You chose to translate quite a difficult text and you nailed it! There are just a couple of things I'd suggest you change:
● "It's love"-> "(And) Love". Remember: è= (it) is; e= and. I think you mixed them up. You can either leave the title as "Love" (here "e" doesn't really have much of a meaning, it's there just to give a more poetic atmosphere) or translate it literally as "And Love";
● "in him she had no need". So you're personifying Time as a man, but here I think the meaning is much more literal. She (i.e.

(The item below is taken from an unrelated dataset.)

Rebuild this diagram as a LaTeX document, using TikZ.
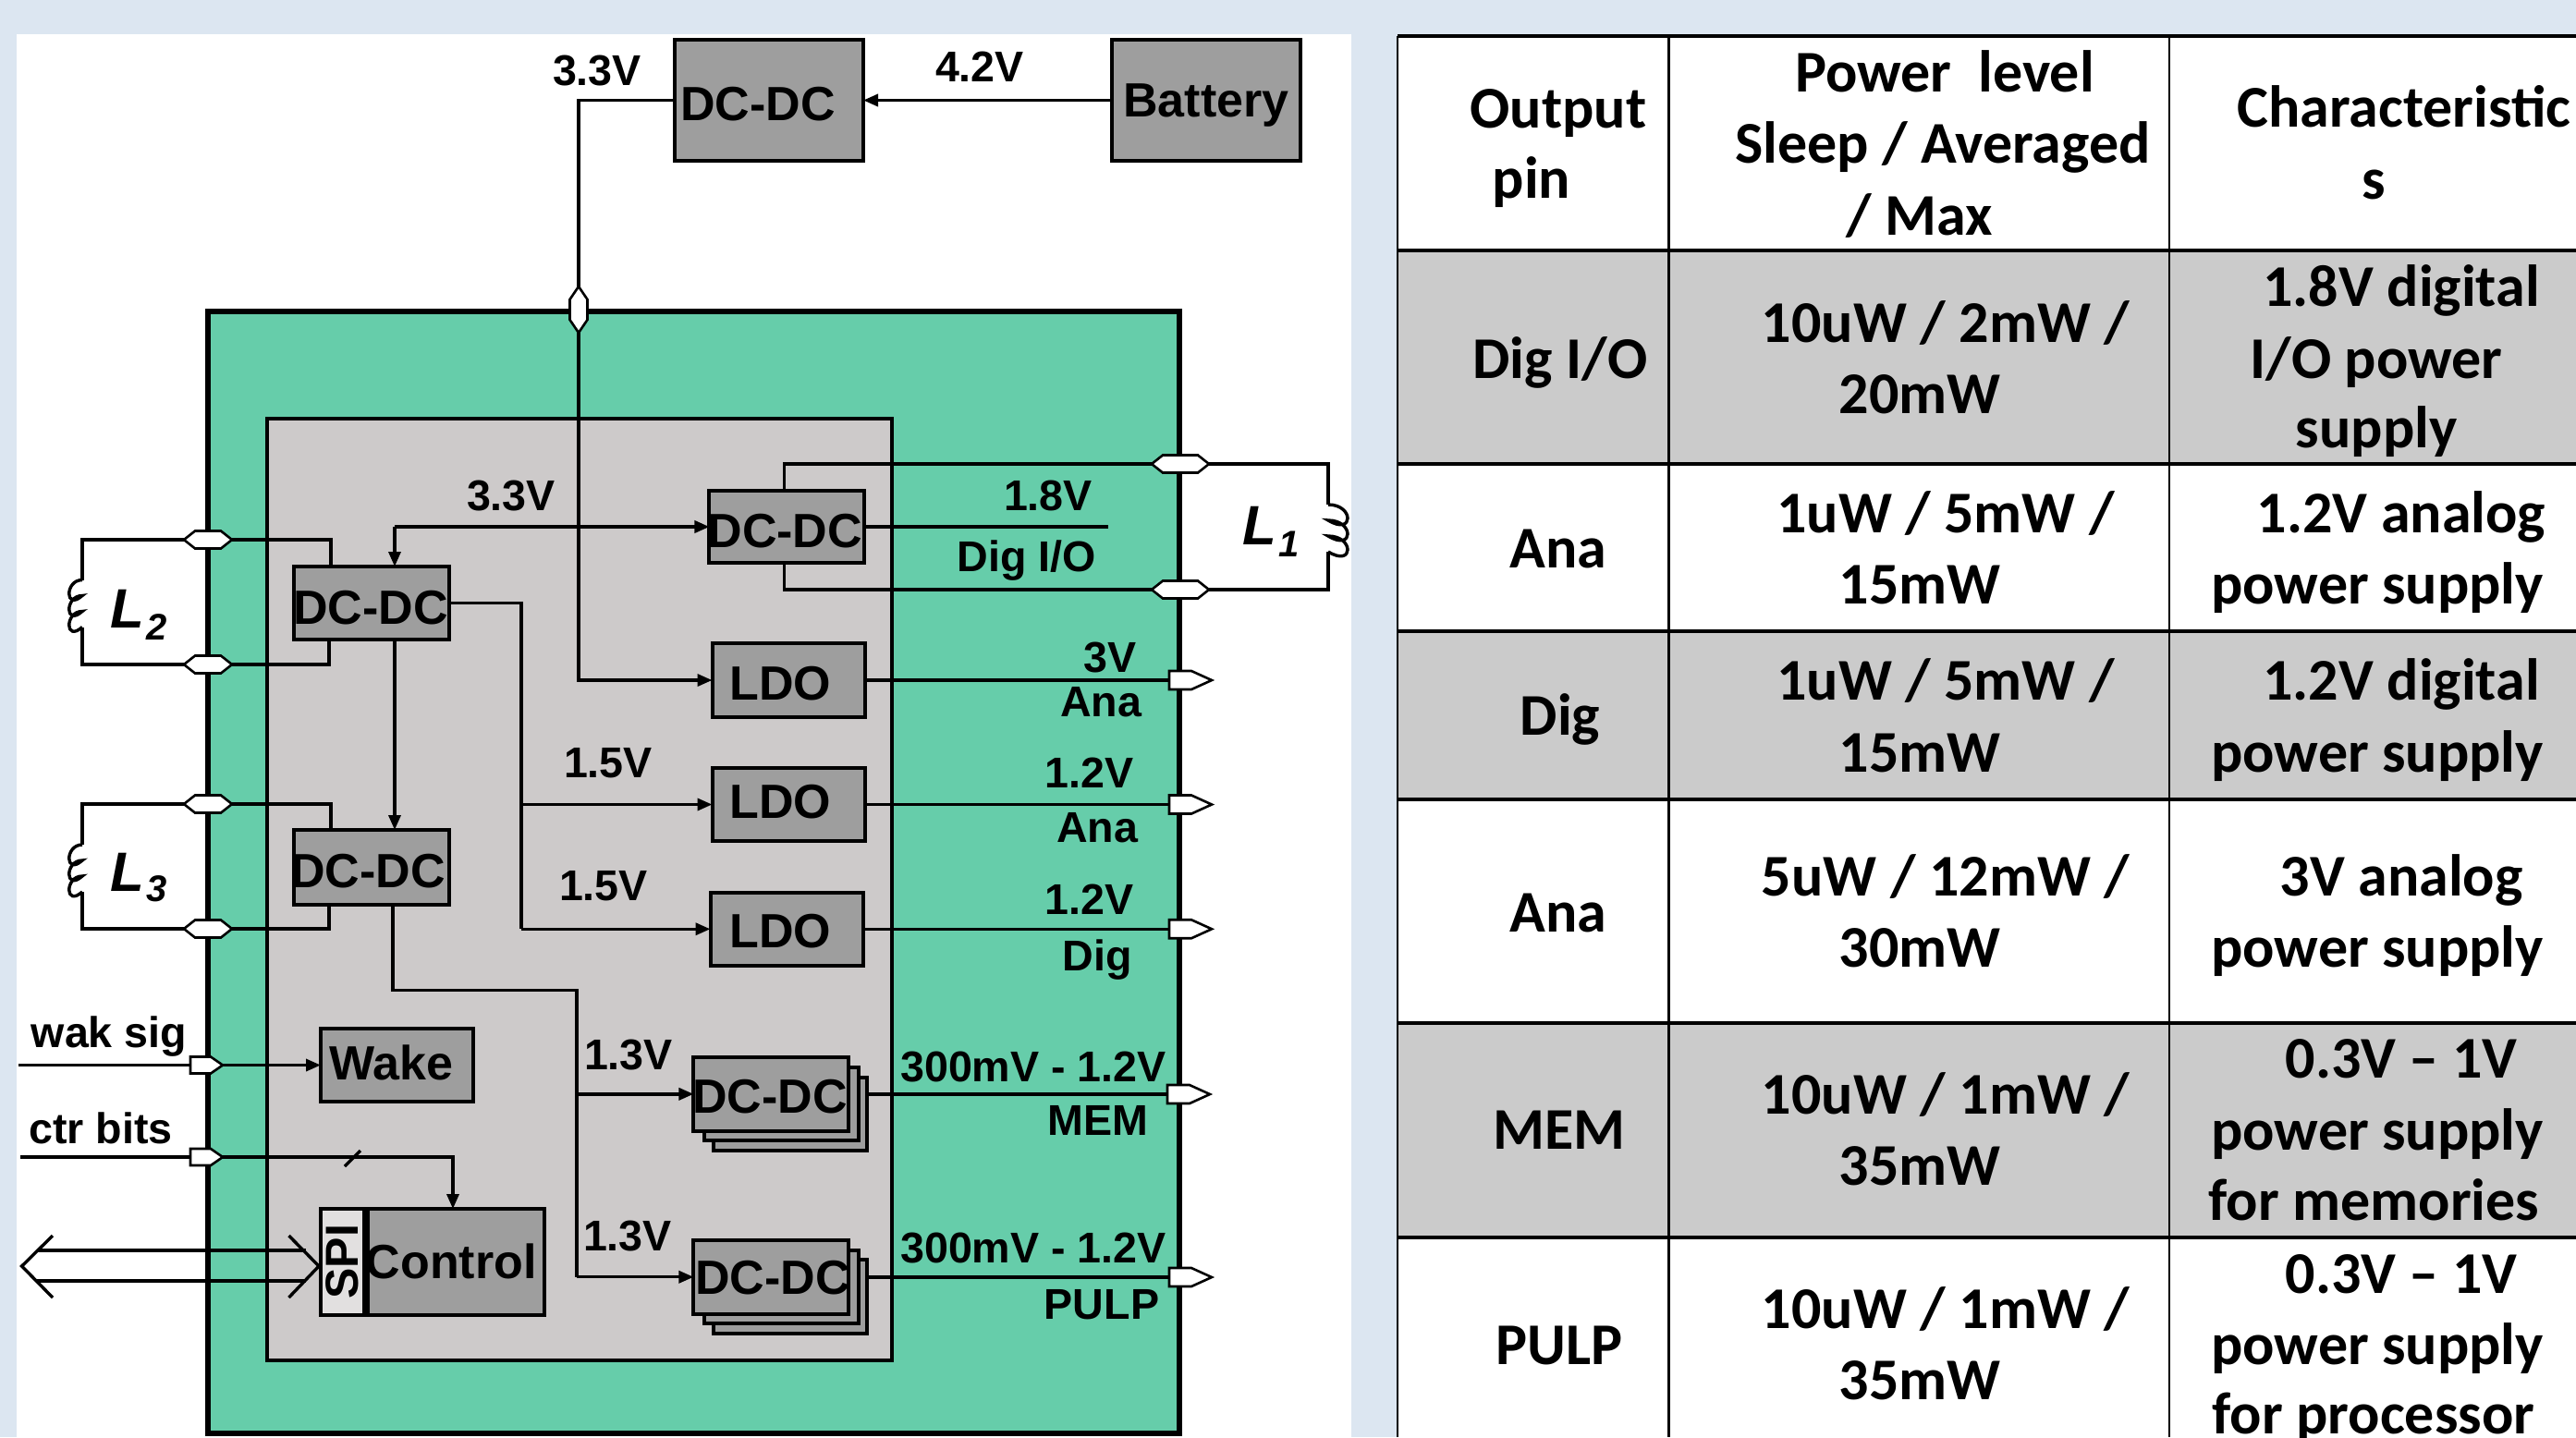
\documentclass[tikz,border=0pt]{standalone}
\usepackage{fontspec}
\usetikzlibrary{arrows.meta,calc}
\newfontfamily\diagfont{Liberation Sans}
\newfontfamily\tabfont{Carlito}
\definecolor{pagebg}{HTML}{DCE6F1}
\definecolor{chipgreen}{HTML}{66CDAA}
\definecolor{coregrey}{HTML}{CDCACA}
\definecolor{blockgrey}{HTML}{9E9E9E}
\definecolor{spigrey}{HTML}{E2E0E0}
\definecolor{rowgrey}{HTML}{CBCBCB}
\tikzset{
  wire/.style={draw=black,line width=1.7pt,line join=miter},
  arrowwire/.style={wire,-{Triangle[length=8pt,width=6.5pt]}},
  blockbox/.style={draw=black,line width=2pt,fill=blockgrey,inner sep=0pt,outer sep=0pt,
    text height=18.4pt,text depth=0pt,font=\diagfont\bfseries\fontsize{26}{26}\selectfont},
  stackbox/.style={draw=black,line width=2pt,fill=blockgrey},
  lab/.style={anchor=base,inner sep=0pt,font=\diagfont\bfseries\fontsize{23.3}{23.3}\selectfont},
  coillab/.style={anchor=base west,inner sep=0pt,font=\diagfont\bfseries\itshape\fontsize{30}{30}\selectfont},
  port/.style={draw=black,line width=1.3pt,fill=white,line join=miter},
  tabtext/.style={anchor=base,inner sep=0pt,yshift=-1pt,font=\tabfont\bfseries\fontsize{32}{32}\selectfont},
  tabline/.style={draw=black,line width=1.6pt},
  tablinev/.style={draw=black,line width=1.2pt},
}
\newcommand{\blk}[8]{\node[blockbox,minimum width={(#4-#2-4)*0.5pt},minimum height={(#5-#3-4)*0.5pt}] (#1) at ({(#2+#4)/2},{(#3+#5)/2}) {\kern#6\relax\raisebox{#7}{#8}\kern-\dimexpr#6\relax};}
\newcommand{\lbl}[4]{\node[lab] (#1) at (#2,#3) {#4};}
\newcommand{\tc}[4]{\node[tabtext] (#1) at (#2,#3) {#4};}
\newcommand{\outport}[1]{\draw[port] (#1) ++(-11,-10) -- ++(24,0) -- ++(22,10) -- ++(-22,10) -- ++(-24,0) -- cycle;}
\newcommand{\inport}[1]{\draw[port] (#1) ++(-19,-9) -- ++(22,0) -- ++(13,9) -- ++(-13,9) -- ++(-22,0) -- cycle;}
\newcommand{\hport}[2]{\draw[port] (#1) ++(-#2,0) -- ++(12,-9.5) -- ++({2*#2-24},0) -- ++(12,9.5) -- ++(-12,9.5) -- ++({-2*#2+24},0) -- cycle;}
\newcommand{\coil}[2]{\draw[wire] (#1) .. controls +(#2,0) and +(#2,17) .. ++(0,17) .. controls +(#2,0) and +(#2,17) .. ++(0,17) .. controls +(#2,0) and +(#2,17) .. ++(0,17);}
\begin{document}
\begin{tikzpicture}[x=0.5pt,y=-0.5pt]
\path[use as bounding box,clip] (0,0) rectangle (2787,1555);
\fill[pagebg] (0,0) rectangle (2787,1555);
\fill[white] (18,37) rectangle (1462,1555);
% chip
\draw[draw=black,line width=3.2pt,fill=chipgreen] (225,337) rectangle (1276,1551);
\draw[draw=black,line width=2pt,fill=coregrey] (289,452.5) rectangle (965,1472);
% coordinates
\coordinate (pinTop) at (626,335);
\coordinate (pinL1a) at (1277,502);
\coordinate (pinL1b) at (1277,638);
\coordinate (pinL2a) at (225,584);
\coordinate (pinL2b) at (225,719);
\coordinate (pinL3a) at (225,870);
\coordinate (pinL3b) at (225,1005);
\coordinate (pinWake) at (225,1152.5);
\coordinate (pinCtr) at (225,1252);
\coordinate (extWake) at (20,1152.5);
\coordinate (extCtr) at (22,1252);
\coordinate (coilLa) at (1437,546);
\coordinate (coilLb) at (89,627.5);
\coordinate (coilLc) at (89,914);
% blocks
\blk{topdc}{728}{41}{936}{176}{-6pt}{-2pt}{DC-DC}
\blk{batt}{1201}{41}{1409}{176}{0pt}{0pt}{Battery}
\blk{dcio}{766.5}{529}{936}{611}{-1pt}{-2pt}{DC-DC}
\blk{ldoA}{768.5}{694}{938}{778}{-4.5pt}{-1.5pt}{LDO}
\blk{ldoB}{768.5}{829}{938}{912}{-4.5pt}{1.5pt}{LDO}
\blk{ldoC}{766.5}{964}{936}{1046.5}{-3.5pt}{-1pt}{LDO}
\blk{dcB}{317.6}{611}{486.6}{694}{-0.5pt}{-2.5pt}{DC-DC}
\blk{dcC}{317.6}{896}{486.6}{980.6}{-2pt}{-2pt}{DC-DC}
\blk{wake}{345}{1111}{514}{1194}{-3pt}{1pt}{Wake}
\draw[stackbox] (772,1165.5) rectangle (938,1245);
\draw[stackbox] (762,1155) rectangle (928.6,1234);
\blk{dcM}{749}{1142}{919.4}{1225.6}{-0.5pt}{-1pt}{DC-DC}
\draw[stackbox] (772,1363) rectangle (938,1443);
\draw[stackbox] (762,1352.5) rectangle (928.6,1432);
\blk{dcP}{749}{1340}{919.4}{1423.5}{1pt}{0pt}{DC-DC}
\blk{ctrl}{395.5}{1306}{591}{1424.5}{-2.5pt}{0pt}{Control}
\node[draw=black,line width=2pt,fill=spigrey,inner sep=0pt,outer sep=0pt,minimum width=23.25pt,minimum height=57.25pt] (spi) at (370.25,1365.25) {\rotatebox{90}{\diagfont\bfseries\fontsize{25}{25}\selectfont SPI}};
% wires
\coordinate (busSplit) at (626,108.5);
\coordinate (jctIn) at (427,570);
\coordinate (bb) at (564,652.5);
\coordinate (cc) at (425,1071.5);
\coordinate (dd) at (624,1071.5);
\draw[wire] (topdc.west) -- (busSplit) -- (pinTop);
\draw[arrowwire] (pinTop) -- (ldoA.west -| pinTop) -- (ldoA.west);
\draw[arrowwire] (batt.west) -- (topdc.east);
\draw[arrowwire] (jctIn) -- (dcio.west);
\draw[arrowwire] (jctIn) -- (jctIn |- dcB.north);
\draw[arrowwire] (dcB.south -| jctIn) -- (dcC.north -| jctIn);
\draw[wire] (dcB.east) -- (bb) -- (bb |- ldoC.west);
\draw[arrowwire] (bb |- ldoB.west) -- (ldoB.west);
\draw[arrowwire] (bb |- ldoC.west) -- (ldoC.west);
\draw[wire] (dcC.south -| cc) -- (cc) -- (dd) -- (dd |- dcP.west);
\draw[arrowwire] (dd |- dcM.west) -- (dcM.west);
\draw[arrowwire] (dd |- dcP.west) -- (dcP.west);
\coordinate (dcioOut) at (1199,570);
\draw[wire] (dcio.east) -- (dcioOut);
\draw[wire] (ldoA.east) -- (ldoA.east -| pinL1a);
\draw[wire] (ldoB.east) -- (ldoB.east -| pinL1a);
\draw[wire] (ldoC.east) -- (ldoC.east -| pinL1a);
\coordinate (stackM) at (938,1184);
\coordinate (stackP) at (938,1382);
\draw[wire] (stackM) -- (stackM -| pinL1a);
\draw[wire] (stackP) -- (stackP -| pinL1a);
% L1 wiring
\coordinate (l1top) at (848.5,502);
\coordinate (l1bot) at (848.5,638);
\coordinate (l1r) at (1437,502);
\coordinate (l1e) at (1437,597);
\draw[wire] (l1top |- dcio.north) -- (l1top) -- (l1r) -- (coilLa);
\draw[wire] (l1bot |- dcio.south) -- (l1bot) -- (l1bot -| l1r) -- (l1e);
\coil{coilLa}{28}
% L2 wiring
\coordinate (l2a) at (358,584);
\coordinate (l2b) at (356,719);
\coordinate (l2l) at (89,584);
\coordinate (l2e) at (89,678.5);
\draw[wire] (l2a |- dcB.north) -- (l2a) -- (l2l) -- (coilLb);
\draw[wire] (l2b |- dcB.south) -- (l2b) -- (l2b -| l2l) -- (l2e);
\coil{coilLb}{-19}
% L3 wiring
\coordinate (l3a) at (358,870);
\coordinate (l3b) at (356,1005);
\coordinate (l3l) at (89,870);
\coordinate (l3e) at (89,965);
\draw[wire] (l3a |- dcC.north) -- (l3a) -- (l3l) -- (coilLc);
\draw[wire] (l3b |- dcC.south) -- (l3b) -- (l3b -| l3l) -- (l3e);
\coil{coilLc}{-19}
% signals
\draw[arrowwire] (extWake) -- (wake.west);
\coordinate (ctrTurn) at (490,1252);
\draw[arrowwire] (extCtr) -- (ctrTurn) -- (ctrTurn |- ctrl.north);
\coordinate (slashA) at (373,1262);
\coordinate (slashB) at (390,1245);
\draw[wire] (slashA) -- (slashB);
% SPI bus
\coordinate (busTipL) at (23.6,1370);
\coordinate (busTipR) at (345,1370);
\draw[wire] (40,1353) -- (331,1353);
\draw[wire] (40,1386) -- (331,1386);
\draw[wire] (57,1337) -- (busTipL) -- (57,1404);
\draw[wire] (312.5,1337) -- (busTipR) -- (312.5,1404);
% ports
\draw[port] (pinTop) ++(0,-25) -- ++(9.5,14) -- ++(0,22) -- ++(-9.5,14) -- ++(-9.5,-14) -- ++(0,-22) -- cycle;
\hport{pinL1a}{31}
\hport{pinL1b}{31}
\hport{pinL2a}{26}
\hport{pinL2b}{26}
\hport{pinL3a}{26}
\hport{pinL3b}{26}
\coordinate (outA) at (1276,736);
\coordinate (outB) at (1276,870.5);
\coordinate (outC) at (1276,1005.25);
\coordinate (outM) at (1274,1184);
\coordinate (outP) at (1276,1382);
\outport{outA}\outport{outB}\outport{outC}\outport{outM}\outport{outP}
\inport{pinWake}\inport{pinCtr}
% labels
\lbl{vTop}{646}{92}{3.3V}
\lbl{vBat}{1060}{88}{4.2V}
\lbl{vIn}{553}{552}{3.3V}
\lbl{vIO}{1134}{552.5}{1.8V}
\lbl{nIO}{1111}{618}{Dig I/O}
\lbl{v3}{1201}{727}{3V}
\lbl{nAnaA}{1191}{775.5}{Ana}
\lbl{v15a}{658}{841}{1.5V}
\lbl{v15b}{653}{974}{1.5V}
\lbl{v12a}{1178.6}{852}{1.2V}
\lbl{nAnaB}{1187}{911}{Ana}
\lbl{v12b}{1178.6}{989}{1.2V}
\lbl{nDig}{1187}{1050}{Dig}
\lbl{v13a}{680}{1157}{1.3V}
\lbl{v13b}{679}{1353}{1.3V}
\lbl{vMem}{1118}{1170}{300mV - 1.2V}
\lbl{nMem}{1188}{1228.5}{MEM}
\lbl{vPulp}{1118}{1366}{300mV - 1.2V}
\lbl{nPulp}{1192}{1427}{PULP}
\lbl{nWak}{118}{1133}{wak sig}
\lbl{nCtr}{109}{1237}{ctr bits}
\node[coillab] (labL1) at (1344,589) {L\kern1pt\raisebox{-6.5pt}{\fontsize{20}{20}\selectfont 1}};
\node[coillab] (labL2) at (119,679.6) {L\kern1pt\raisebox{-6.5pt}{\fontsize{20}{20}\selectfont 2}};
\node[coillab] (labL3) at (119,964.7) {L\kern1pt\raisebox{-5.5pt}{\fontsize{20}{20}\selectfont 3}};
% table
\fill[white] (1512,39) rectangle (2787,1555);
\fill[rowgrey] (1512,271) rectangle (2787,502);
\fill[rowgrey] (1512,683) rectangle (2787,865);
\fill[rowgrey] (1512,1107) rectangle (2787,1339);
\foreach \yy in {39,271,502,683,865,1107,1339} {\draw[tabline] (1512,\yy) -- (2787,\yy);}
\foreach \xx in {1512,1805.5,2347} {\draw[tablinev] (\xx,39) -- (\xx,1555);}
\tc{h1a}{1686}{136}{Output}
\tc{h1b}{1657}{212}{pin}
\tc{h2a}{2104}{97}{Power\ \ level}
\tc{h2b}{2102}{174.5}{Sleep / Averaged}
\tc{h2c}{2077}{252.5}{/ Max}
\tc{h3a}{2601}{135}{Characteristic}
\tc{h3b}{2568.5}{213}{s}
\tc{r1a}{1688}{407}{Dig I/O}
\tc{r1b}{2105}{368}{10uW / 2mW /}
\tc{r1c}{2077}{445}{20mW}
\tc{r1d}{2598}{329}{1.8V digital}
\tc{r1e}{2571}{407}{I/O power}
\tc{r1f}{2571}{482}{supply}
\tc{r2a}{1686}{612}{Ana}
\tc{r2b}{2105}{574}{1uW / 5mW /}
\tc{r2c}{2077}{651.5}{15mW}
\tc{r2d}{2598}{574}{1.2V analog}
\tc{r2e}{2572}{651.5}{power supply}
\tc{r3a}{1688}{793}{Dig}
\tc{r3b}{2105}{755}{1uW / 5mW /}
\tc{r3c}{2077}{833}{15mW}
\tc{r3d}{2598}{755}{1.2V digital}
\tc{r3e}{2572}{833}{power supply}
\tc{r4a}{1686}{1006}{Ana}
\tc{r4b}{2105}{967}{5uW / 12mW /}
\tc{r4c}{2077}{1044}{30mW}
\tc{r4d}{2598}{967}{3V analog}
\tc{r4e}{2572}{1044}{power supply}
\tc{r5a}{1687}{1241.5}{MEM}
\tc{r5b}{2105}{1203}{10uW / 1mW /}
\tc{r5c}{2077}{1280}{35mW}
\tc{r5d}{2598}{1164.5}{0.3V – 1V}
\tc{r5e}{2572}{1242}{power supply}
\tc{r5f}{2568.5}{1318.5}{for memories}
\tc{r6a}{1687}{1474}{PULP}
\tc{r6b}{2105}{1435.5}{10uW / 1mW /}
\tc{r6c}{2077}{1512.5}{35mW}
\tc{r6d}{2598}{1397}{0.3V – 1V}
\tc{r6e}{2572}{1474}{power supply}
\tc{r6f}{2568}{1549}{for processor}
\end{tikzpicture}
\end{document}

Love) didn't need any more time;
● "in the corner of his heart"-> "in the corner of her heart". If it's not specified whose heart it is, then it's definitely Love's;
● "He went away"-> "She went away". I think you misunderstood the text to be about Love and Time, so you've described them as some kind of lovers. As I said, "time" in the first verse had a very literal meaning, so here it's still talking about Love;
● "And he has returned without having left"-> "And she returned without having left". Here the text is explicitly using the masculine form. You chose to personify Love as a female, but "Amore" in Italian is masculine, so "essere partito" still refers to Love. The biggest problem, though, is how you translated the passato remoto. In English a simple past was enough, no reason to resort to a present perfect. You correctly used the simple past in the previous line, so I'm not sure what happened here.